Nick is with the Triple-A Nashville Sounds this season, hoping to get a shot at pitching for the Milwaukee Brewers sometime in 2009.
He starts his first game Sunday, and has spent this week getting adjusted to living in Nashville.
But something has happened to put a lot on anyone’s mind, especially a young man who is trying to live out his dream.
Nick’s roommate from last season, Nick Adenhart, was killed in an early morning hit-and-run wreck Thursday morning in California. Adenhart had just pitched six scoreless innings for the Los Angeles Angels in a game against the Oakland Athletics.
The report has Adenhart and three friends hit by a drunk driver, who was charged with murder Friday.
I have not talked to Nick Green, but Adenhart’s death means Nick has lost two very close friends in five years due to car wrecks. The other is Stefanie ten Hoope, who died in 2004. Nick thought so much of Stefanie he has done his best to wear the same No. 23 she wore as an ABAC Fillie softball player during his career in minor league baseball.
Nick also saw a coach killed by a line drive two years ago during a game in Arkansas. The first base coach was hit in a temple by a line drive, and is the reason you see base coaches wearing batting helmets in professional baseball now.
That’s a lot of death for one person to have seen in five short years, especially for a person who is only 24 years old.
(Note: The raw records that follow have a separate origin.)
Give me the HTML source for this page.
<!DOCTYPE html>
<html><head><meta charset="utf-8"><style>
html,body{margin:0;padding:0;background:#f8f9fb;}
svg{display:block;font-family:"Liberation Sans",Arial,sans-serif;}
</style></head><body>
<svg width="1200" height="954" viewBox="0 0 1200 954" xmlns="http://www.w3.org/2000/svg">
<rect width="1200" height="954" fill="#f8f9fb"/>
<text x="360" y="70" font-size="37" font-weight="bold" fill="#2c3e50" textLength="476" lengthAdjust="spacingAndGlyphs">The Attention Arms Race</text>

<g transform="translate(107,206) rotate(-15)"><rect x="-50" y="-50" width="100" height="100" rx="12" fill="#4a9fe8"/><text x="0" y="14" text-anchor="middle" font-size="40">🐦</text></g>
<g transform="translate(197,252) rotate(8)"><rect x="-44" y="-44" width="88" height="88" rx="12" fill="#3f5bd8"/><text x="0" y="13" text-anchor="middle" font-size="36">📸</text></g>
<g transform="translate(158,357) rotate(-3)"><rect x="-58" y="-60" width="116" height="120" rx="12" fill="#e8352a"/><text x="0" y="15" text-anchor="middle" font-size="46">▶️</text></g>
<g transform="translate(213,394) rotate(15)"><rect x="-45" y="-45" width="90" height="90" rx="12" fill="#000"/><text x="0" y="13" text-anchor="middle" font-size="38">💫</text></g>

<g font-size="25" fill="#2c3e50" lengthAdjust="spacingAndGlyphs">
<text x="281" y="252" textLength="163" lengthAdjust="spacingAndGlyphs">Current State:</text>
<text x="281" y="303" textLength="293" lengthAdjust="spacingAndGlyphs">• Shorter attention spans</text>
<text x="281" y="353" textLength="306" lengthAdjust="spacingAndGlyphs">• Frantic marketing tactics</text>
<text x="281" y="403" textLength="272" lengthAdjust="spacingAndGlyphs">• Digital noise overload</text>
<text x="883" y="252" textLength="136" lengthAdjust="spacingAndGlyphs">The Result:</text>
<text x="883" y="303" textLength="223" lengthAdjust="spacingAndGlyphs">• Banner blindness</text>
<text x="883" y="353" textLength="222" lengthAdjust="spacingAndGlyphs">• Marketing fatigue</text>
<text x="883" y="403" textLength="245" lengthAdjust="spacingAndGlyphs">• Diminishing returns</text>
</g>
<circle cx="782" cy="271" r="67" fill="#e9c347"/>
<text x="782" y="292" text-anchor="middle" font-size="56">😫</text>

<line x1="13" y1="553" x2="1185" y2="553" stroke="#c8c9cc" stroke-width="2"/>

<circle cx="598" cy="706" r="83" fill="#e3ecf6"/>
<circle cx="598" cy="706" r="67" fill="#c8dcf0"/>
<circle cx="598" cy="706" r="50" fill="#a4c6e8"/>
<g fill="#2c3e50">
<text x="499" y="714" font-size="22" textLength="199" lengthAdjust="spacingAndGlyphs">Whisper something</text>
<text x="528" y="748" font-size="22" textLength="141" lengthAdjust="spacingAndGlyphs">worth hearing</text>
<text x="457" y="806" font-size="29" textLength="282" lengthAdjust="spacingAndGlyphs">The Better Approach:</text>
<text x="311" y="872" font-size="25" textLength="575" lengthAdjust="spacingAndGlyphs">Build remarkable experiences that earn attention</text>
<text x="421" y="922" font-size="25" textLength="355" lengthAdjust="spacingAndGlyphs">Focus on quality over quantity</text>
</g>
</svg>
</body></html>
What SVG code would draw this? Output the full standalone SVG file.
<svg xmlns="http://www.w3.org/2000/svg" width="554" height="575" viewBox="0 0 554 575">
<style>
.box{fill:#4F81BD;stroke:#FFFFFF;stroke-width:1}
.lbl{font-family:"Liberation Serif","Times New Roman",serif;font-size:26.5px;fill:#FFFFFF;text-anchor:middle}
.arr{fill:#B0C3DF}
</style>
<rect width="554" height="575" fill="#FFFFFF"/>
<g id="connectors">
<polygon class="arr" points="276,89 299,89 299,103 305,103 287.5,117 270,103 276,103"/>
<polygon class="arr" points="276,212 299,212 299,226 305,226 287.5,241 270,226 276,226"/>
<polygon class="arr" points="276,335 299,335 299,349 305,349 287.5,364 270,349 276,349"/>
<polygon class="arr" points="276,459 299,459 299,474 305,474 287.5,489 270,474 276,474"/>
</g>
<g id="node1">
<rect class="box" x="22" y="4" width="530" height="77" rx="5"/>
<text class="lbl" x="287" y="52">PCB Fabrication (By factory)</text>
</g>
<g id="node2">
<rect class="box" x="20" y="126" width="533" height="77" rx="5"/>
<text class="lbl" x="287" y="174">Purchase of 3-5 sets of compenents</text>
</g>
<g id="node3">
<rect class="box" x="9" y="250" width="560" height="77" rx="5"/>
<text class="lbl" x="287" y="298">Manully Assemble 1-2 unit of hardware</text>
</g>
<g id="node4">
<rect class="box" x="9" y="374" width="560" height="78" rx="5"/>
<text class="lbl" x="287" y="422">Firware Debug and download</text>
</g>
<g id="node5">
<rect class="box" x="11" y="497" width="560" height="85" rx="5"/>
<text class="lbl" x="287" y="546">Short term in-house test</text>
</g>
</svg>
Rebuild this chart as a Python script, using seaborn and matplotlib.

I would love for Nick to get a chance to make the Major Leagues, but I am also going to be praying that he will be able to live a good long time now without having death hanging over his head. He is too good of a person to have had to live with what he has gone through in a span of five years.
I am also going to be praying for Nick Adenhart and his family, and I will also be praying that folks will finally learn that you shouldn’t drink and drive. It is just too deadly of a proposition.